Tout est brillant, le fond par la multitude des concepts abordés autour de l’amour, de l’union et de la désunion, de la recherche de domination consciente ou pas au sein du couple, du désir instinctif de la rencontre et de son accomplissement, et de la forme, avec une écriture enlevée, généreuse mais toujours sobre, riche mais sans affectation.
Le bel ouvrage que voilà, dans la grande tradition d’une littérature précieuse, intelligente et raffinée, sur les pas d’Hervé Bazin, de Bertrand Poirot-Delpech ou de François Nourrissier...
Quelques réserves
La courtesse du roman dans son acception « trop peu » !
Et s’il faut vraiment émettre une discrète modulation dans ce propos louangeur, ce serait peut-être de donner un peu plus de corps à Calliope pour qu’elle puisse être la représentante plus expressive d’une génération qui a sans doute beaucoup à dire sur le sentiment amoureux actuel !
Encore un mot...
La confrontation rapidement affectueuse de Munzu et de Calliope permet à l’auteur d’aborder, avec un humour très britannique et une clairvoyance de bon aloi, divers segments d’une actualité sociétale et mondialisée.

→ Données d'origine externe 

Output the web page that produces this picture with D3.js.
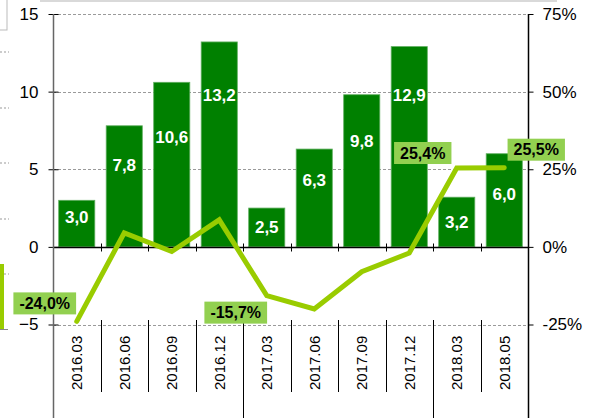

Les bouleversements du genre, la difficulté de la relation amoureuse, le poids d’une incertitude du lendemain, le rapport au travail sont évoqués tout au long de ces lignes de même que la fébrilité du monde, la part de plus en plus prégnante de la corruption, l’irruption du besoin religieux, le drame des guerres multiples, médiatisées puis oubliées, l’influence fragile et contestée d’une Organisation des Nations Unies impuissante en nombre d’endroits...
Une phrase
« Munzu était un irréductible du sentiment amoureux, un de ces hommes qui ne changeront jamais, même à l’âge ou tout s’émousse, les sens comme l’intérêt que l’on prend à la vie. » P. 23
«… ces gestes d’un autre âge, la galanterie comme le jeu de l’amour à ses débuts et même la jalousie, ne survivront pas à la victoire du féminisme.»P. 61
« ... elle (sa première épouse) ne me lâcherait pas ; elle entreprendrait de me rééduquer jusqu’à ce que je ne sois plus qu’un pantin désarticulé. » P. 84
L'auteur
Stéphane Denis est né en 1949 à Saint-Moritz en Suisse.
Il est journaliste et écrivain français et a publié de nombreux romans sous son nom ou le pseudonyme de Manicamp.
Il a été distingué à plusieurs reprises et a obtenu le prix Interallié en 2001 pour Sisters (Fayard).